# [WRITTEN PROBLEM]
Restate each line word for word. Leave out every picture.
•••
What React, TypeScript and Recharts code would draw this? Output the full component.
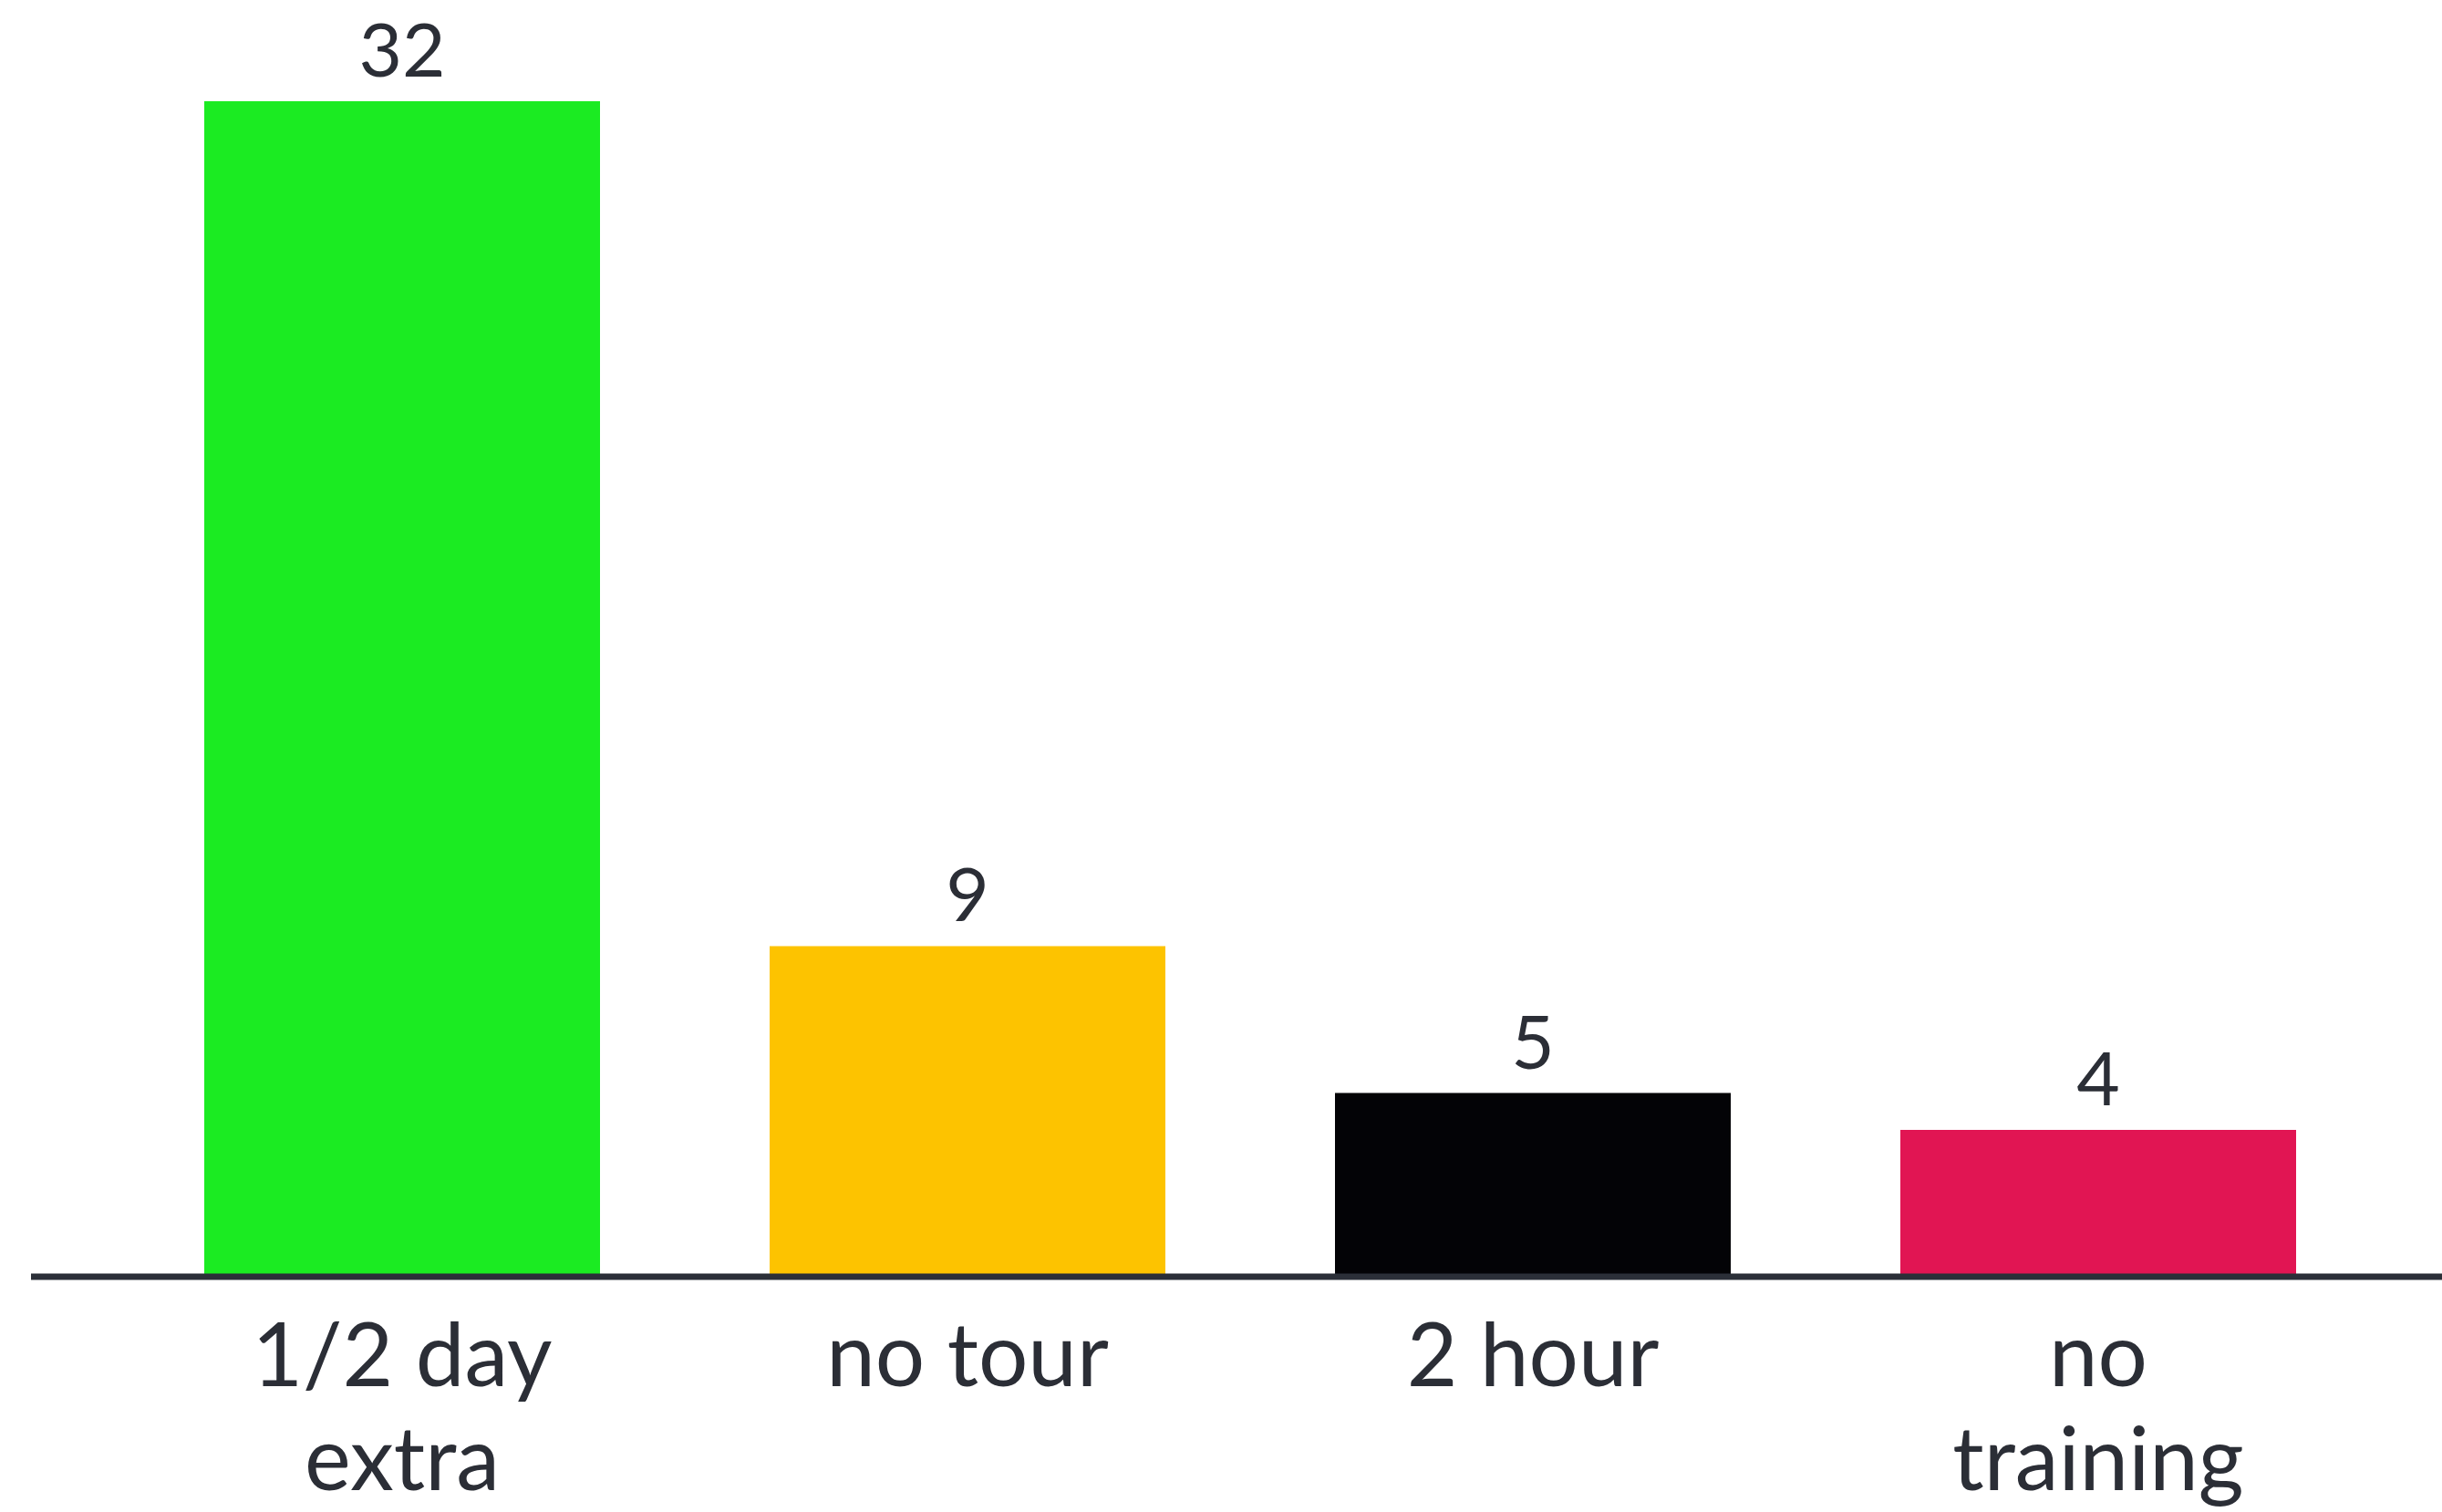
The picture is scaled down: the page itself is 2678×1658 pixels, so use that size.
import { BarChart, Bar, XAxis, YAxis, Cell, LabelList } from 'recharts';

// categories and values
const categories = ['1/2 day\nextra', 'no tour', '2 hour', 'no\ntraining'];
const counts = [32, 9, 5, 4];
const barColors = ['#1beb22', '#fdc300', '#030306', '#e11553'];

const data = categories.map((name, i) => ({ name, value: counts[i] }));

const TEXT = '#2b2e36';

function CategoryTick(props: any) {
  const { x, y, payload } = props;
  const lines = String(payload.value).split('\n');
  return (
    <text
      x={x}
      y={y}
      textAnchor="middle"
      fill={TEXT}
      fontSize={96}
      fontFamily="Lato, sans-serif"
    >
      {lines.map((line, i) => (
        <tspan key={i} x={x} y={y + 112 + i * 114}>
          {line}
        </tspan>
      ))}
    </text>
  );
}

export default function App() {
  return (
    <div style={{ position: 'absolute', left: 0, top: 0, width: 2678, height: 1658, background: '#ffffff' }}>
      <BarChart
        width={2678}
        height={1658}
        data={data}
        margin={{ top: 111, right: 0, bottom: 0, left: 34 }}
        barCategoryGap="15%"
      >
        <XAxis
          dataKey="name"
          height={258}
          padding={{ left: 97, right: 67 }}
          axisLine={{ stroke: '#2b2f38', strokeWidth: 7 }}
          tickLine={false}
          interval={0}
          tick={<CategoryTick />}
        />
        <YAxis hide domain={[0, 32]} />
        <Bar dataKey="value" isAnimationActive={false}>
          {data.map((entry, index) => (
            <Cell key={`cell-${index}`} fill={barColors[index]} />
          ))}
          <LabelList
            dataKey="value"
            position="top"
            offset={27}
            fill={TEXT}
            fontSize={82}
            fontFamily="Lato, sans-serif"
          />
        </Bar>
      </BarChart>
    </div>
  );
}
•••
# [WORKED ANSWER]
What React, TypeScript and Recharts code would draw this? Output the full component.
The picture is scaled down: the page itself is 2678×1658 pixels, so use that size.
import { BarChart, Bar, XAxis, YAxis, Cell, LabelList } from 'recharts';

// categories and values
const categories = ['1/2 day\nextra', 'no tour', '2 hour', 'no\ntraining'];
const counts = [32, 9, 5, 4];
const barColors = ['#1beb22', '#fdc300', '#030306', '#e11553'];

const data = categories.map((name, i) => ({ name, value: counts[i] }));

const TEXT = '#2b2e36';

function CategoryTick(props: any) {
  const { x, y, payload } = props;
  const lines = String(payload.value).split('\n');
  return (
    <text
      x={x}
      y={y}
      textAnchor="middle"
      fill={TEXT}
      fontSize={96}
      fontFamily="Lato, sans-serif"
    >
      {lines.map((line, i) => (
        <tspan key={i} x={x} y={y + 112 + i * 114}>
          {line}
        </tspan>
      ))}
    </text>
  );
}

export default function App() {
  return (
    <div style={{ position: 'absolute', left: 0, top: 0, width: 2678, height: 1658, background: '#ffffff' }}>
      <BarChart
        width={2678}
        height={1658}
        data={data}
        margin={{ top: 111, right: 0, bottom: 0, left: 34 }}
        barCategoryGap="15%"
      >
        <XAxis
          dataKey="name"
          height={258}
          padding={{ left: 97, right: 67 }}
          axisLine={{ stroke: '#2b2f38', strokeWidth: 7 }}
          tickLine={false}
          interval={0}
          tick={<CategoryTick />}
        />
        <YAxis hide domain={[0, 32]} />
        <Bar dataKey="value" isAnimationActive={false}>
          {data.map((entry, index) => (
            <Cell key={`cell-${index}`} fill={barColors[index]} />
          ))}
          <LabelList
            dataKey="value"
            position="top"
            offset={27}
            fill={TEXT}
            fontSize={82}
            fontFamily="Lato, sans-serif"
          />
        </Bar>
      </BarChart>
    </div>
  );
}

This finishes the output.